> [Exercise input]

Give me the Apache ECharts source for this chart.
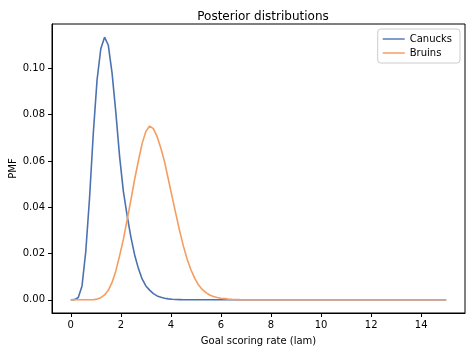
<!DOCTYPE html>
<html><head><meta charset="utf-8">
<script src="https://cdn.jsdelivr.net/npm/echarts@6/dist/echarts.min.js"></script>
<style>html,body{margin:0;padding:0;background:#fff}#c{width:472px;height:352px}</style>
</head><body><div id="c"></div>
<script>
const lam = [0,0.15,0.3,0.45,0.6,0.75,0.9,1.05,1.2,1.35,1.5,1.65,1.8,1.95,2.1,2.25,2.4,2.55,2.7,2.85,3,3.15,3.3,3.45,3.6,3.75,3.9,4.05,4.2,4.35,4.5,4.65,4.8,4.95,5.1,5.25,5.4,5.55,5.7,5.85,6,6.15,6.3,6.45,6.6,6.75,6.9,7.05,7.2,7.35,7.5,7.65,7.8,7.95,8.1,8.25,8.4,8.55,8.7,8.85,9,9.15,9.3,9.45,9.6,9.75,9.9,10.05,10.2,10.35,10.5,10.65,10.8,10.95,11.1,11.25,11.4,11.55,11.7,11.85,12,12.15,12.3,12.45,12.6,12.75,12.9,13.05,13.2,13.35,13.5,13.65,13.8,13.95,14.1,14.25,14.4,14.55,14.7,14.85,15];
const canucks = [0,0.0001,0.001,0.006,0.021,0.044,0.072,0.095,0.1085,0.1135,
  0.110,0.098,0.081,0.062,0.047,0.0365,0.0272,0.0195,0.0136,0.009,
  0.006,0.0042,0.0027,0.0017,0.0011,0.0007,0.0004,0.00025,0.00015,0.0001,
  0.00005,0,0,0,0,0,0,0,0,0,
  0,0,0,0,0,0,0,0,0,0,
  0,0,0,0,0,0,0,0,0,0,
  0,0,0,0,0,0,0,0,0,0,
  0,0,0,0,0,0,0,0,0,0,
  0,0,0,0,0,0,0,0,0,0,
  0,0,0,0,0,0,0,0,0,0,
  0];
const bruins = [0,0,0,0,0,0,0,0.0003,0.0009,0.0021,
  0.0041,0.0075,0.0125,0.019,0.026,0.0345,0.043,0.052,0.060,0.0675,
  0.0728,0.0751,0.074,0.0705,0.0655,0.0595,0.052,0.0445,0.037,0.0298,
  0.0232,0.0175,0.013,0.0094,0.0065,0.0045,0.0031,0.0021,0.0014,0.001,
  0.0007,0.0005,0.0003,0.0002,0.00013,0.00008,0.00005,0.00003,0.00002,0.00001,
  0,0,0,0,0,0,0,0,0,0,
  0,0,0,0,0,0,0,0,0,0,
  0,0,0,0,0,0,0,0,0,0,
  0,0,0,0,0,0,0,0,0,0,
  0,0,0,0,0,0,0,0,0,0,
  0];
const xTicks = [0,2,4,6,8,10,12,14];
const yTicks = [0,0.02,0.04,0.06,0.08,0.10];
const seriesNames = ['Canucks','Bruins'];

const font = 'DejaVu Sans';
const chart = echarts.init(document.getElementById('c'), null, {renderer:'canvas'});
chart.setOption({
  animation:false,
  backgroundColor:'#fff',
  title:{text:'Posterior distributions', left:258, top:6, textAlign:'center',
    textStyle:{fontFamily:font, fontSize:12, fontWeight:'normal', color:'#000'}},
  legend:{data:seriesNames, orient:'vertical', right:12, top:29, icon:'rect', itemWidth:22, itemHeight:2,
    itemGap:4, padding:[5,8,5,5], backgroundColor:'rgba(255,255,255,0.8)', borderColor:'#ccc', borderWidth:1, borderRadius:3,
    textStyle:{fontFamily:font, fontSize:10, color:'#000'}},
  grid:{left:52, right:7, top:24, bottom:39, show:true, borderColor:'#000', borderWidth:1, containLabel:false, outerBoundsMode:'none'},
  xAxis:{type:'value', min:-0.75, max:15.75,
    name:'Goal scoring rate (lam)', nameLocation:'middle', nameGap:23, nameMoveOverlap:false,
    nameTextStyle:{fontFamily:font, fontSize:10, color:'#000'},
    axisLine:{show:true, onZero:false, lineStyle:{color:'#000'}},
    axisTick:{show:true, inside:false, length:4, lineStyle:{color:'#000'}, customValues:xTicks},
    axisLabel:{fontFamily:font, fontSize:10, color:'#000', margin:7, customValues:xTicks, formatter:v=>String(v)},
    splitLine:{show:false}},
  yAxis:{type:'value', min:-0.0057, max:0.1192,
    name:'PMF', nameLocation:'middle', nameRotate:90, nameGap:34, nameMoveOverlap:false,
    nameTextStyle:{fontFamily:font, fontSize:10, color:'#000'},
    axisLine:{show:true, onZero:false, lineStyle:{color:'#000'}},
    axisTick:{show:true, inside:false, length:4, lineStyle:{color:'#000'}, customValues:yTicks},
    axisLabel:{fontFamily:font, fontSize:10, color:'#000', margin:7, customValues:yTicks, formatter:v=>v.toFixed(2)},
    splitLine:{show:false}},
  series:[
    {name:seriesNames[0], type:'line', data:lam.map((x,i)=>[x,canucks[i]]), showSymbol:false, symbol:'none',
      lineStyle:{width:1.6, color:'#4c72b0'}, itemStyle:{color:'#7f9ccb'}},
    {name:seriesNames[1], type:'line', data:lam.map((x,i)=>[x,bruins[i]]), showSymbol:false, symbol:'none',
      lineStyle:{width:1.6, color:'#f59c5e'}, itemStyle:{color:'#f8b68a'}}
  ]
});
</script></body></html>
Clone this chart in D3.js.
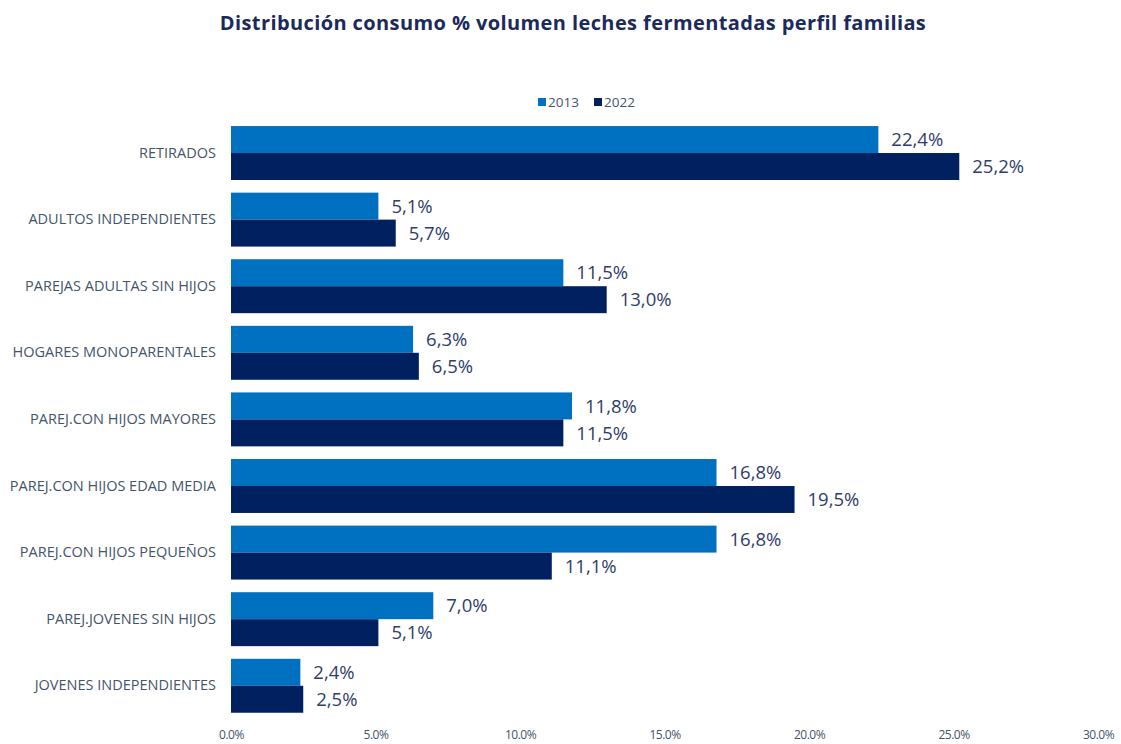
<!DOCTYPE html>
<html>
<head>
<meta charset="utf-8">
<script src="https://cdn.jsdelivr.net/npm/d3@7"></script>
<style>
  body { margin: 0; background: #fff; }
  text { font-family: "Open Sans", "Noto Sans", sans-serif; }
</style>
</head>
<body>
<div id="graph"></div>
<script>
// data
const categories = [
  "RETIRADOS",
  "ADULTOS INDEPENDIENTES",
  "PAREJAS ADULTAS SIN HIJOS",
  "HOGARES MONOPARENTALES",
  "PAREJ.CON HIJOS MAYORES",
  "PAREJ.CON HIJOS EDAD MEDIA",
  "PAREJ.CON HIJOS PEQUEÑOS",
  "PAREJ.JOVENES SIN HIJOS",
  "JOVENES INDEPENDIENTES"
];
const series = ["2013", "2022"];
const values2013 = [22.4, 5.1, 11.5, 6.3, 11.8, 16.8, 16.8, 7.0, 2.4];
const values2022 = [25.2, 5.7, 13.0, 6.5, 11.5, 19.5, 11.1, 5.1, 2.5];
const xTicks = [0, 5, 10, 15, 20, 25, 30];

const W = 1121, H = 744;
const color = d3.scaleOrdinal().domain(series).range(["#0070C0", "#002060"]);

const svg = d3.select("#graph").append("svg")
  .attr("width", W).attr("height", H);

const rows = categories.map((c, i) => ({ cat: c, "2013": values2013[i], "2022": values2022[i] }));

const x = d3.scaleLinear().domain([0, 30]).range([231, 1098]);
const y = d3.scaleBand().domain(categories).range([113.4, 725.4]).padding(0.19);
const ySub = d3.scaleBand().domain(series).range([0, y.bandwidth()]);

// title
svg.append("text")
  .attr("x", 573).attr("y", 30)
  .attr("text-anchor", "middle")
  .style("font-size", "20px").style("font-weight", "bold")
  .style("letter-spacing", "0.4px")
  .style("fill", "#1B2A5C")
  .text("Distribución consumo % volumen leches fermentadas perfil familias");

// legend
const legend = svg.append("g").attr("transform", "translate(538,102)");
series.forEach((s, i) => {
  const g = legend.append("g").attr("transform", "translate(" + i * 56 + ",0)");
  g.append("rect").attr("x", 0).attr("y", -4).attr("width", 8).attr("height", 8).attr("fill", color(s));
  g.append("text").attr("x", 10).attr("y", 0).attr("dy", "0.35em")
    .style("font-size", "13.5px").style("fill", "#44546A").text(s);
});

// bars
const groups = svg.append("g").selectAll("g")
  .data(rows).enter().append("g")
  .attr("transform", d => "translate(0," + y(d.cat) + ")");

groups.selectAll("rect")
  .data(d => series.map(s => ({ key: s, value: d[s] })))
  .enter().append("rect")
  .attr("x", x(0))
  .attr("y", d => ySub(d.key))
  .attr("width", d => x(d.value) - x(0))
  .attr("height", ySub.bandwidth())
  .attr("fill", d => color(d.key));

// value labels
groups.selectAll("text.val")
  .data(d => series.map(s => ({ key: s, value: d[s] })))
  .enter().append("text")
  .attr("class", "val")
  .attr("x", d => x(d.value) + 13)
  .attr("y", d => ySub(d.key) + ySub.bandwidth() / 2)
  .attr("dy", "0.36em")
  .style("font-size", "18.5px").style("fill", "#2F3D6B")
  .text(d => d.value.toFixed(1).replace(".", ",") + "%");

// category axis
const yAxis = svg.append("g")
  .attr("transform", "translate(" + x(0) + ",0)")
  .call(d3.axisLeft(y).tickSize(0).tickPadding(15));
yAxis.select(".domain").remove();
yAxis.selectAll("text")
  .style("font-size", "14.5px").style("fill", "#44546A")
  .style("font-family", "'Open Sans', sans-serif");

// value axis
const xAxis = svg.append("g")
  .attr("transform", "translate(0,735)")
  .call(d3.axisBottom(x).tickValues(xTicks).tickSize(0).tickPadding(0)
    .tickFormat(d => d.toFixed(1) + "%"));
xAxis.select(".domain").remove();
xAxis.selectAll("text")
  .attr("dy", "0.35em")
  .style("font-size", "12px").style("fill", "#44546A")
  .style("letter-spacing", "-0.5px")
  .style("font-family", "'Open Sans', sans-serif");
</script>
</body>
</html>
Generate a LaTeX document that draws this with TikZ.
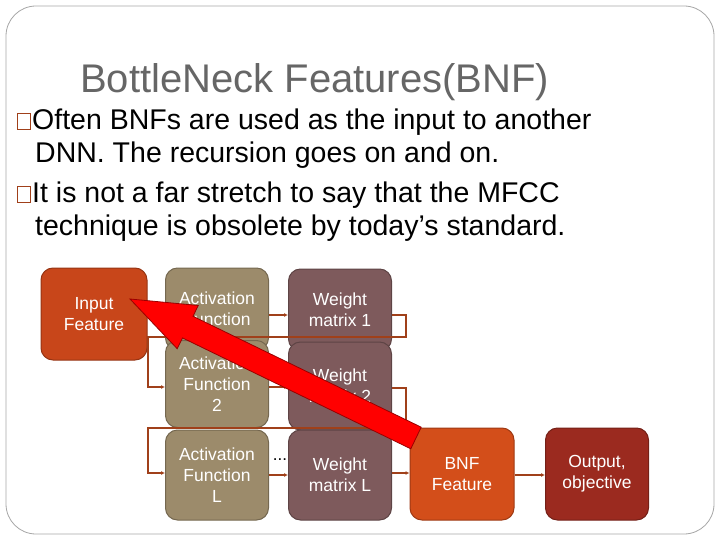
\documentclass[tikz,border=0pt]{standalone}
\usepackage{fontspec}
\setmainfont{Liberation Sans}
\usetikzlibrary{calc,arrows.meta}
\definecolor{inC}{HTML}{C8461A}
\definecolor{actC}{HTML}{9C8B6B}
\definecolor{wC}{HTML}{7E5A5C}
\definecolor{bnfC}{HTML}{D34E1A}
\definecolor{outC}{HTML}{9B2A1F}
\definecolor{lnC}{HTML}{A0401A}
\tikzset{
 box/.style={rounded corners=12pt,draw=#1!75!black,line width=1pt,minimum width=103pt,align=center,text=white,font=\fontsize{17.5}{21}\selectfont,inner sep=0pt},
 conn/.style={draw=lnC,line width=1.6pt,-{Latex[length=4pt,width=4pt]}},
 bul/.style={draw=lnC,line width=1pt,minimum width=13pt,minimum height=16pt,inner sep=0pt}
}
\begin{document}
\begin{tikzpicture}[x=1pt,y=-1pt]
\useasboundingbox (0,0) rectangle (720,540);
\draw[gray!70,line width=0.8pt,rounded corners=30pt] (6,6) rectangle (714,534);
\node[anchor=west,text=black!60,font=\fontsize{40}{44}\selectfont,inner sep=0pt] (title) at (80,82) {BottleNeck Features(BNF)};
\node[bul] (b1) at (24,122) {};
\node[anchor=west,font=\fontsize{28.5}{33}\selectfont,align=left,inner sep=0pt] (t1) at (32,139) {Often BNFs are used as the input to another\\\hspace*{3pt}DNN. The recursion goes on and on.};
\node[bul] (b2) at (24,195) {};
\node[anchor=west,font=\fontsize{28.5}{33}\selectfont,align=left,inner sep=0pt] (t2) at (32,212) {It is not a far stretch to say that the MFCC\\\hspace*{3pt}technique is obsolete by today’s standard.};
% boxes
\node[box=inC,fill=inC,minimum width=106pt,minimum height=92pt] (in) at (94,314) {Input\\Feature};
\node[box=actC,fill=actC,minimum height=82pt] (a1) at (217,309) {Activation\\Function};
\node[box=wC,fill=wC,minimum height=82pt] (w1) at (340,310) {Weight\\matrix 1};
\node[box=actC,fill=actC,minimum height=87pt] (a2) at (217,384) {Activation\\Function\\2};
\node[box=wC,fill=wC,minimum height=88pt] (w2) at (340,386) {Weight\\matrix 2};
\node[box=actC,fill=actC,minimum height=90pt] (aL) at (217,475) {Activation\\Function\\L};
\node[box=wC,fill=wC,minimum height=90pt] (wL) at (340,475) {Weight\\matrix L};
\node[box=bnfC,fill=bnfC,minimum width=104pt,minimum height=92pt] (bnf) at (462,474) {BNF\\Feature};
\node[box=outC,fill=outC,minimum width=103pt,minimum height=92pt] (out) at (597,474) {Output,\\objective};
\node[font=\fontsize{17}{17}\selectfont] (dots) at (280,460) {...};
% connectors
\draw[conn] (a1.east |- 0,315) -- (w1.west |- 0,315);
\draw[conn] (w1.east |- 0,315) -| (406,337) -| (148,387) -- (a2.west |- 0,387);
\draw[conn] (a2.east |- 0,387) -- (w2.west |- 0,387);
\draw[conn] (w2.east |- 0,388) -| (406,428) -| (148,473) -- (aL.west |- 0,473);
\draw[conn] (aL.east |- 0,475) -- (wL.west |- 0,475);
\draw[conn] (wL.east |- 0,473) -- (bnf.west |- 0,473);
\draw[conn] (bnf.east |- 0,475) -- (out.west |- 0,475);
% red arrow
\coordinate (tip) at (130,299);
\fill[red,draw=red!60!black,line width=0.8pt]
 (410.8,448.8) -- (182.5,337.9) -- (177.2,348.7) -- (tip)
 -- (198.2,305.5) -- (193.0,316.3) -- (421.2,427.2) -- cycle;
\end{tikzpicture}
\end{document}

> [Your objective] Count the lines above in which the word "this" appears, then state only that count.

> [Correct answer] 3